“Este espaço vai ser um centro cultural que engloba várias atividades que estão ligadas ao teatro, artes performativas e formação”, explica à Lusa a atriz, dramaturga e produtora moçambicana, numa visita guiada pelo edifício que vai acolher a iniciativa, no centro da capital moçambicana.
Mais do que uma escola, Manuela Soeiro está a montar, há mais de três anos, um espaço de cultura a partir de “elementos da natureza”, cruzando teatro com arte artesanal, com uma coleção de obras pessoais coletadas durante anos, dando ao espaço uma identidade singular.
“Vamos abrir aqui um museu, que já está praticamente pronto e que será inaugurado no Dia Internacional dos Museus [17 de maio]”, explica a dramaturga, frisando que a ideia é promover um espaço “verdadeiramente de cultura no centro da capital moçambicana”.
Em oposição à tendência de “elitização” das artes cénicas em Moçambique, Manuela quer também levar o teatro à periferia, dentro e fora da capital, valorizando a “riqueza esquecida” na tradição diversificada que compõem as comunidades dos becos e ruelas dos subúrbios das cidades.
“Queremos lembrar às pessoas, sobretudo na periferia, o valor que elas têm ali”, acrescenta a atriz, que quer que esta iniciativa seja replicada por outras províncias moçambicanas.
O cento cultural “Sabura” é mais um contributo de uma dramaturga por muitos considerada o “último pilar” da “escola clássica” do teatro em Moçambique, tendo sido uma das fundadoras do primeiro grupo teatral profissional no país: Mutumbela Gogo, criado em 1986.
No seu percurso de mais de 50 anos, Manuela destaca as influências da atriz portuguesa Maria do Céu Guerra, com quem trabalhou pela primeira vez em 1977 e em quem buscou inspiração para a criação do seu primeiro grupo de teatro profissional.
De professora de Educação Física para uma das mais respeitadas dramaturgas moçambicanas, a atriz lembra que não foram só as influências de Maria do Céu Guerra que a “empurraram” ao fascínio pelas artes cénicas profissionais: o contexto histórico em que cresceu, após a independência de Moçambique (1975), foi fundamental.
“Na altura, quando a Frente de Libertação de Moçambique (Frelimo) chegou, nós fomos com toda a energia. Entregámo-nos por inteiro, com tudo. Acreditávamos naquela convicção, na luta e na ideia de uma independência verdadeira. (Os ideais) de Eduardo Mondlane e Samora Machel eram qualquer coisa de surpreendente: Ideais que eram, sobretudo, pela defesa do povo”, refere Manuela Soeiro, lembrando que este foi um dos motivos que a fez abraçar uma arte cujo centro são as pessoas.
“O povo estava em primeiro lugar e nós entrámos de uma forma total.

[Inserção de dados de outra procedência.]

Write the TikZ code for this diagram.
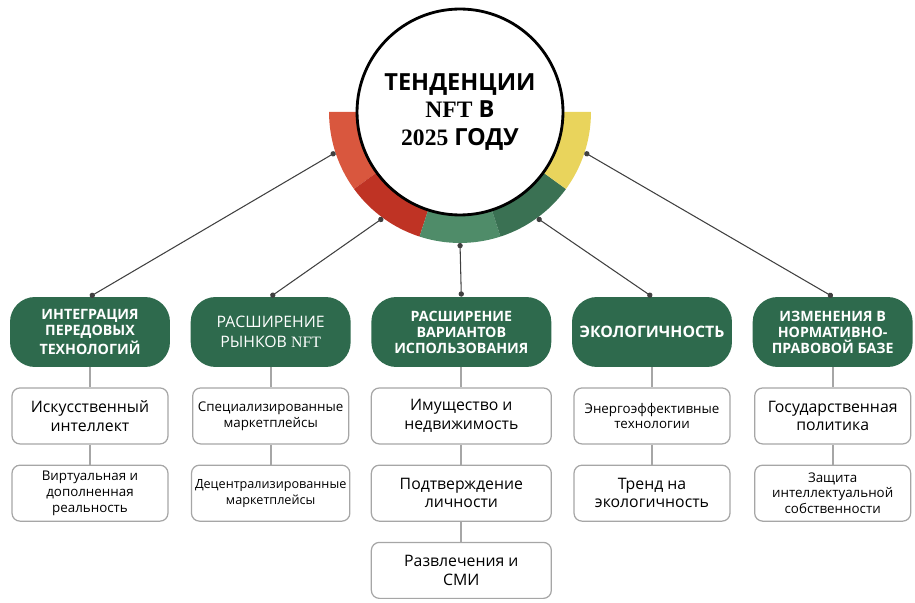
\documentclass[tikz,border=0pt]{standalone}
\usepackage{fontspec}
\setmainfont{Open Sans}
\newfontfamily\serifnum{Liberation Serif}
\usetikzlibrary{positioning, arrows.meta}

\definecolor{hdrgreen}{HTML}{2E6A4D}
\definecolor{ringA}{HTML}{D9573E}
\definecolor{ringB}{HTML}{BF3324}
\definecolor{ringC}{HTML}{4F8C69}
\definecolor{ringD}{HTML}{3A7153}
\definecolor{ringE}{HTML}{E9D45C}

\begin{document}
\begin{tikzpicture}[x=0.02cm, y=0.02cm, node distance=0.4cm,
    header/.style={rectangle, rounded corners=0.5cm, fill=hdrgreen, text=white, align=center,
        minimum width=3.2cm, minimum height=1.4cm, inner sep=2pt, font=\fontsize{8.1}{9.1}\selectfont\bfseries},
    item/.style={rectangle, rounded corners=0.16cm, draw=gray!70, line width=0.7pt, fill=white, align=center,
        minimum width=3.12cm, minimum height=1.12cm, inner sep=2pt, font=\fontsize{9}{10.5}\selectfont},
    small/.style={font=\fontsize{7.6}{9}\selectfont},
    stem/.style={draw=gray!70, line width=1pt},
    link/.style={draw=black!75, line width=0.6pt, {Circle[length=3pt]}-{Circle[length=3pt]}}]

    \useasboundingbox (0,0) rectangle (915,602);

    % central circle with the coloured ring
    \coordinate (ctr) at (460,490);
    \foreach \a/\b/\c in {180/216/ringA, 216/252/ringB, 252/288/ringC, 288/324/ringD, 324/360/ringE}
        \fill[\c] ([shift={(\a:2.62cm)}]ctr) arc[start angle=\a, end angle=\b, radius=2.62cm]
            -- ([shift={(\b:2.02cm)}]ctr) arc[start angle=\b, end angle=\a, radius=2.02cm] -- cycle;
    \node [circle, draw=black, line width=1.6pt, fill=white, minimum size=4.12cm, inner sep=0pt, align=center,
        font=\fontsize{13.4}{15.5}\selectfont\bfseries] (title) at (ctr)
        {ТЕНДЕНЦИИ\\{\serifnum NFT} В\\{\serifnum 2025} ГОДУ};

    % headers
    \node [header] (h1) at (90,270) {ИНТЕГРАЦИЯ\\ПЕРЕДОВЫХ\\ТЕХНОЛОГИЙ};
    \node [header, right=of h1, font=\fontsize{9}{11}\selectfont] (h2) {РАСШИРЕНИЕ\\РЫНКОВ {\serifnum NFT}};
    \node [header, right=of h2, minimum width=3.6cm] (h3) {РАСШИРЕНИЕ\\ВАРИАНТОВ\\ИСПОЛЬЗОВАНИЯ};
    \node [header, right=of h3, font=\fontsize{9}{10}\selectfont\bfseries] (h4) {ЭКОЛОГИЧНОСТЬ};
    \node [header, right=of h4] (h5) {ИЗМЕНЕНИЯ В\\НОРМАТИВНО-\\ПРАВОВОЙ БАЗЕ};

    % items
    \node [item, below=of h1] (i11) {Искусственный\\интеллект};
    \node [item, small, below=of i11] (i12) {Виртуальная и\\дополненная\\реальность};
    \node [item, small, below=of h2] (i21) {Специализированные\\маркетплейсы};
    \node [item, small, font=\fontsize{7.2}{9}\selectfont, below=of i21] (i22) {Децентрализированные\\маркетплейсы};
    \node [item, minimum width=3.6cm, below=of h3] (i31) {Имущество и\\недвижимость};
    \node [item, minimum width=3.6cm, below=of i31] (i32) {Подтверждение\\личности};
    \node [item, minimum width=3.6cm, below=of i32] (i33) {Развлечения и\\СМИ};
    \node [item, small, below=of h4] (i41) {Энергоэффективные\\технологии};
    \node [item, below=of i41] (i42) {Тренд на\\экологичность};
    \node [item, below=of h5] (i51) {Государственная\\политика};
    \node [item, small, below=of i51] (i52) {Защита\\интеллектуальной\\собственности};

    \draw [stem] (h1) -- (i11) (i11) -- (i12);
    \draw [stem] (h2) -- (i21) (i21) -- (i22);
    \draw [stem] (h3) -- (i31) (i31) -- (i32) (i32) -- (i33);
    \draw [stem] (h4) -- (i41) (i41) -- (i42);
    \draw [stem] (h5) -- (i51) (i51) -- (i52);

    % links to the ring
    \foreach \i/\a in {1/198, 2/234, 3/270, 4/306, 5/342}
        \coordinate (r\i) at ([shift={(\a:2.62cm)}]ctr);
    \foreach \i in {1,...,5}
        \draw [link] (h\i.north) -- (r\i);
\end{tikzpicture}
\end{document}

Foi isso que fez com que eu preservasse estes espíritos”, assinala.
Nestas décadas de carreira, pelas mãos de Manuela passaram dezenas de atores e atrizes, seja nos grupos amadores durante a década de 1970, como posteriormente no icónico Teatro Avenida, onde o seu grupo começou a fazer apresentações teatrais.
“Eu coleciono arte e não pessoas”, diz a dramaturga, com um sorriso leve no rosto, quando questionada sobre a quantidade de atores renomados hoje em Moçambique que passaram pelas suas mãos.
O escritor moçambicano Mia Couto descreve-a como a “grande mãe do teatro moçambicano”, uma figura que fez esta arte possível quando o país estava ainda a dar os seus primeiros passos.
“Ela estava num lugar que não era só de quem produzia. Ela impulsionou tudo. Ela convocou todas as forças que podiam estar ali. E era preciso uma mulher, uma pessoa que fosse uma grande batalhadora, porque àquela altura não havia um prego, não havia uma tábua, não havia nada. Montou aquela padaria para alimentar o teatro. É uma coisa quase simbólica”, disse Mia Couto sobre o percurso da dramaturga.
Manuela Soeiro nasceu em 24 de janeiro de 1945, na ilha do Ibo, na província de Cabo Delgado, norte de Moçambique.
Hoje, com a escola de teatro, a intenção de Manuela é contribuir, uma vez mais, para o surgimento de novas caras nas artes cénicas em Moçambique, num período por ela descrito como “rico” e cheio de alternativas para as artes performativas, em alusão às novas tecnologias.
“O que eu quero transmitir é aquilo que fez de mim aquilo que eu sou”, conclui a dramaturga.